[START INFORMATION SHOWN]

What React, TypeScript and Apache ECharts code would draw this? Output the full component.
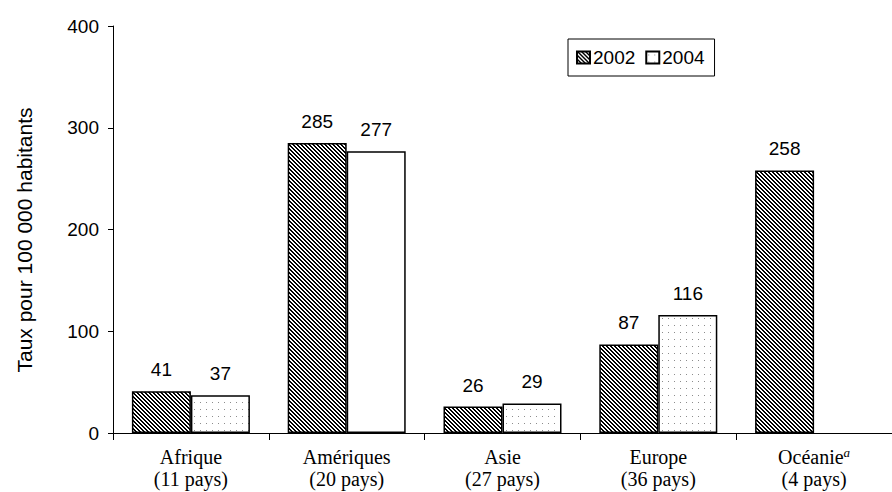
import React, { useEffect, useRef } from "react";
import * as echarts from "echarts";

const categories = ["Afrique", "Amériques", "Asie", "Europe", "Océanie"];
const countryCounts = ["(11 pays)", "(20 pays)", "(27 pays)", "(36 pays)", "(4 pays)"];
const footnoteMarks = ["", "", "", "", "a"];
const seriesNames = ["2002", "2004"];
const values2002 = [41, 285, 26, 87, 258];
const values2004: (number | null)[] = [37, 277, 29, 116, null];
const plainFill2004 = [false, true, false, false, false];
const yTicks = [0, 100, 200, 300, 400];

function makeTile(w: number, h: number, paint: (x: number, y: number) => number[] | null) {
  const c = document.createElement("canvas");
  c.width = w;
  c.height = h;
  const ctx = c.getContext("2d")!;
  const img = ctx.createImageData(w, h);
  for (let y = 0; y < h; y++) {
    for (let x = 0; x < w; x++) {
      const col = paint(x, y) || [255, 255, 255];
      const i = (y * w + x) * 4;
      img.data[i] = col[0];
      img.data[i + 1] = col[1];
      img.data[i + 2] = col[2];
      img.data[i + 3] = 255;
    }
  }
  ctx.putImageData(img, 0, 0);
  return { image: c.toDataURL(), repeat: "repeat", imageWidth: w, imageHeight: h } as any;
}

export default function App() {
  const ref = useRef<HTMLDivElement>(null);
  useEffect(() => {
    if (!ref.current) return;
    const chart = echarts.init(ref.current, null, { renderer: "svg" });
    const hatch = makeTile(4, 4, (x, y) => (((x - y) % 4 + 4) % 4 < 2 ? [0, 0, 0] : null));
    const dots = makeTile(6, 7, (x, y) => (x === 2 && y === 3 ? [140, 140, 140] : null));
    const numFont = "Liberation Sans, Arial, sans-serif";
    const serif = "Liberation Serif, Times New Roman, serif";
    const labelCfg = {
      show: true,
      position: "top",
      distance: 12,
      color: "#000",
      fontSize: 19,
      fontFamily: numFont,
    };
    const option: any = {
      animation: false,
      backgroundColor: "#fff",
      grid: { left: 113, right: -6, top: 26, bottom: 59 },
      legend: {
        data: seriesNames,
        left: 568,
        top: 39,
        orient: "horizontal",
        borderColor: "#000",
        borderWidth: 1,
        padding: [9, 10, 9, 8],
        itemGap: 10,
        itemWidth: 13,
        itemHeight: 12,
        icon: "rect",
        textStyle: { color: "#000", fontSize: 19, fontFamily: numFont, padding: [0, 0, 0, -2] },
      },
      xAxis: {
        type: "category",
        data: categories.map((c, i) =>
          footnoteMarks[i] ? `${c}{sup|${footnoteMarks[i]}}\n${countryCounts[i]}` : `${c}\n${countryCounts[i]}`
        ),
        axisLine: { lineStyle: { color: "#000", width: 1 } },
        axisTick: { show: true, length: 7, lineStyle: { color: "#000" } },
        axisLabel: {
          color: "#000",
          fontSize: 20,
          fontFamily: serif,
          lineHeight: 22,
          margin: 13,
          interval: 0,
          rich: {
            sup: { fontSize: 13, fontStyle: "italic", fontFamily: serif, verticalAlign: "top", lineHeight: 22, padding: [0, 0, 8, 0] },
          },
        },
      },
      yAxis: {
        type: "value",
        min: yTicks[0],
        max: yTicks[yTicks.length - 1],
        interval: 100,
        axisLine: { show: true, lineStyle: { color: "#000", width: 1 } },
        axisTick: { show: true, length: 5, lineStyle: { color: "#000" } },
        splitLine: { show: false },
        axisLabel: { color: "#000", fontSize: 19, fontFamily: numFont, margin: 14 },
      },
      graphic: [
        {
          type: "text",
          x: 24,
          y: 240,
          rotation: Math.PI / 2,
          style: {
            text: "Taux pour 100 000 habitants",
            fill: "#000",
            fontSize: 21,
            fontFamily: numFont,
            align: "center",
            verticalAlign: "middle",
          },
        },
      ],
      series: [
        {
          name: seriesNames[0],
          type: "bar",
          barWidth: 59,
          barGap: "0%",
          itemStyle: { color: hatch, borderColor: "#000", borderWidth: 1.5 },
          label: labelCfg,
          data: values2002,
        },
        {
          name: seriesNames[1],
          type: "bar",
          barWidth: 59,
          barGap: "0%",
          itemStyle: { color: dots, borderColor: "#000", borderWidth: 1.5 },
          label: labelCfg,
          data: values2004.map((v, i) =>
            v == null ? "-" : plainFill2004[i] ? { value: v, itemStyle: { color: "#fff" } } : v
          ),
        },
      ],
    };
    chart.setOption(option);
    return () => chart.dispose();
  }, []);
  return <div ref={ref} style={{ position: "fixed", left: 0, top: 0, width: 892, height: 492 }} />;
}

[END INFORMATION SHOWN]

▸ STATED EXERCISE
Leave the pictures out and reproduce exactly the lines from the top of the listing above through the line with "import * as".

▸ TASK ANSWER
What React, TypeScript and Apache ECharts code would draw this? Output the full component.
import React, { useEffect, useRef } from "react";
import * as echarts from "echarts";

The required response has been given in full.